DEFINITION of Odd Lotter

An odd lotter is an individual investor who buys securities, usually stocks, in odd lots, or in amounts that are not multiples of 100. An odd lotter differs from larger investors, who typically buy in round lots, or multiples of 100.


Typically, stocks are purchased in round lots of 100 shares. So, for the purchase of a small investor, or odd lotter, to occur, they will be bundled into orders of 100 shares and distributed after purchase. Because these small amounts are less efficient to purchase, small investors typically pay higher commissions.

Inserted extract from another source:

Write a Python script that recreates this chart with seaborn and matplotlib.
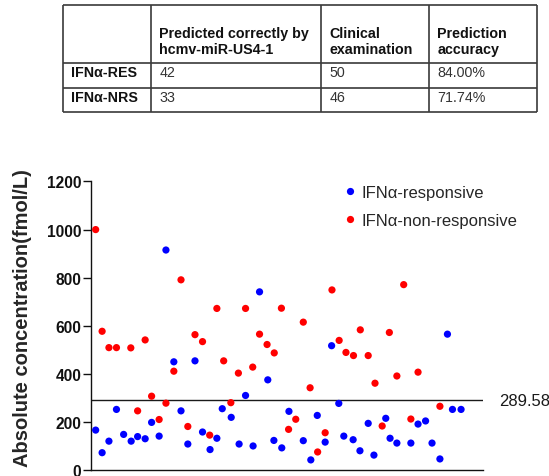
import numpy as np
import pandas as pd
import matplotlib
matplotlib.use("Agg")
import matplotlib.pyplot as plt
import seaborn as sns

# ---------------- data ----------------
table_header = ["", "Predicted correctly by\nhcmv-miR-US4-1", "Clinical\nexamination", "Prediction\naccuracy"]
table_rows = ["IFN\u03b1-RES", "IFN\u03b1-NRS"]
predicted_correct = [42, 33]
clinical_exam = [50, 46]
pred_accuracy = ["84.00%", "71.74%"]

resp_label = "IFN\u03b1-responsive"
nonresp_label = "IFN\u03b1-non-responsive"

resp_x = [1.0, 1.9, 2.85, 3.9, 4.9, 5.95, 6.85, 7.9, 8.8, 9.85, 10.8, 11.9, 12.9, 13.85,
          14.85, 15.9, 16.95, 17.9, 18.65, 19.9, 21.0, 21.9, 22.95, 23.85, 25.0, 25.85,
          26.95, 27.95, 29.95, 31.0, 31.9, 33.0, 33.9, 34.9, 35.6, 36.9, 37.85, 39.0,
          39.8, 41.45, 42.05, 43.0, 44.95, 45.95, 47.0, 47.9, 49.0, 50.05, 50.75, 51.95]
resp_y = [166, 72, 120, 252, 148, 120, 139, 130, 198, 141, 915, 450, 246, 108,
          454, 158, 85, 132, 255, 219, 108, 310, 100, 741, 375, 123,
          92, 244, 122, 42, 227, 116, 517, 277, 141, 126, 80, 194,
          62, 215, 132, 112, 112, 191, 204, 112, 46, 565, 252, 252]

nonresp_x = [1.0, 1.9, 2.85, 3.9, 5.9, 6.85, 7.9, 8.8, 9.85, 10.8, 11.9, 12.9, 13.85,
             14.85, 15.9, 16.9, 17.9, 18.85, 19.85, 20.9, 21.9, 22.9, 23.85, 24.9, 25.9,
             26.9, 27.9, 28.9, 29.95, 30.9, 31.95, 33.0, 33.95, 34.95, 35.9, 36.95, 37.9,
             39.0, 39.95, 40.95, 41.95, 43.0, 43.95, 44.95, 45.95, 49.0]
nonresp_y = [1000, 577, 509, 509, 508, 246, 541, 307, 210, 278, 411, 791, 181,
             563, 534, 145, 672, 454, 280, 403, 672, 428, 565, 522, 487,
             673, 169, 211, 615, 342, 75, 155, 749, 539, 489, 476, 583,
             476, 361, 183, 572, 391, 771, 212, 407, 265]

cutoff = 289.58
yticks = [0, 200, 400, 600, 800, 1000, 1200]

# ---------------- style ----------------
sns.set_style("ticks")
plt.rcParams["font.family"] = ["Liberation Sans", "DejaVu Sans"]

W, H = 549, 477
fig = plt.figure(figsize=(W / 100, H / 100), dpi=100)

# ---------------- table ----------------
tx0, tx1, ty0, ty1 = 62.7, 537.3, 6.0, 113.3
tab = fig.add_axes([tx0 / W, 1 - ty1 / H, (tx1 - tx0) / W, (ty1 - ty0) / H])
tw, th = tx1 - tx0, ty1 - ty0
tab.set_xlim(0, tw)
tab.set_ylim(th, 0)
tab.axis("off")
col_edges = [0, 88.3, 258.3, 366.3, tw]
row_edges = [0, 58.3, 83.0, th]
line_c = "#3a3a3a"
for cx in col_edges:
    tab.plot([cx, cx], [0, th], color=line_c, lw=1.2, solid_capstyle="butt", clip_on=False)
for ry in row_edges:
    tab.plot([0, tw], [ry, ry], color=line_c, lw=1.2, solid_capstyle="butt", clip_on=False)

fs_tab = 10.3
pad = 8.2
for j, txt in enumerate(table_header):
    if txt:
        tab.text(col_edges[j] + pad, 36.0, txt, fontsize=fs_tab, fontweight="bold",
                 ha="left", va="center", linespacing=1.2, color="#111111")
row_centers = [67.3, 92.3]
for i, rname in enumerate(table_rows):
    yc = row_centers[i]
    tab.text(col_edges[0] + pad, yc, rname, fontsize=fs_tab, fontweight="bold",
             ha="left", va="center", color="#111111")
    vals = [str(predicted_correct[i]), str(clinical_exam[i]), pred_accuracy[i]]
    for j, v in enumerate(vals):
        tab.text(col_edges[j + 1] + pad, yc, v, fontsize=fs_tab, ha="left",
                 va="center", color="#333333")

# ---------------- scatter ----------------
ax_l, ax_r, ax_b, ax_t = 91.0, 483.3, 471.0, 182.5
ax = fig.add_axes([ax_l / W, 1 - ax_b / H, (ax_r - ax_l) / W, (ax_b - ax_t) / H])

df = pd.concat([
    pd.DataFrame({"x": resp_x, "y": resp_y, "group": resp_label}),
    pd.DataFrame({"x": nonresp_x, "y": nonresp_y, "group": nonresp_label}),
], ignore_index=True)

palette = {resp_label: "#0000ff", nonresp_label: "#ff0000"}
sns.scatterplot(data=df, x="x", y="y", hue="group", palette=palette, s=27,
                linewidth=0, ax=ax, legend=True, zorder=3)

ax.axhline(cutoff, color="#1a1a1a", lw=1.0, zorder=2)
ax.text(1.041, cutoff, f"{cutoff:.2f}", transform=ax.get_yaxis_transform(),
        fontsize=12, ha="left", va="center", color="#1a1a1a", clip_on=False)

ax.set_xlim(0.35, 55.05)
ax.set_ylim(0, 1200)
ax.set_yticks(yticks)
ax.set_xticks([])
ax.set_xlabel("")
ax.set_ylabel("Absolute concentration(fmol/L)", fontsize=14.5, fontweight="bold")
ax.yaxis.set_label_coords(-0.15, 0.53)
for lab in ax.get_yticklabels():
    lab.set_fontweight("bold")
ax.tick_params(axis="y", labelsize=11.2, length=5.8, width=1.0, pad=1.2, colors="#111111")
sns.despine(ax=ax)
for sp in ["left", "bottom"]:
    ax.spines[sp].set_linewidth(1.0)
    ax.spines[sp].set_color("#111111")

handles, labels = ax.get_legend_handles_labels()
leg = ax.legend(handles, labels, loc="upper left", frameon=False, fontsize=12,
                bbox_to_anchor=((335 - ax_l) / (ax_r - ax_l), 1.012),
                handletextpad=0.2, handlelength=1.0, labelspacing=0.78,
                markerscale=1.0, borderaxespad=0)

fig.savefig("out.png", dpi=100)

The presence of odd lotters gave rise to a theory in technical analysis — odd lot theory — that has since fallen out of favor. It was once held that odd lotters are ill-informed, so their trading behavior could serve as a contra-indicator. That is, trading in a manner that was the opposite of odd lotters was believed to be a strategy would be profitable. If a stock was being heavily bought by odd lotters, selling this stock should produce gains, according to the theory. This theory, which was never very well supported, fell out of favor as small investors increasingly opted for mutual funds over individual stocks.

The belief that the behavior of individual investors is a contra-indicator has not fallen out of favor completely, however. Some point to the survey of investor sentiment conducted by the American Association of Individual Investors as evidence.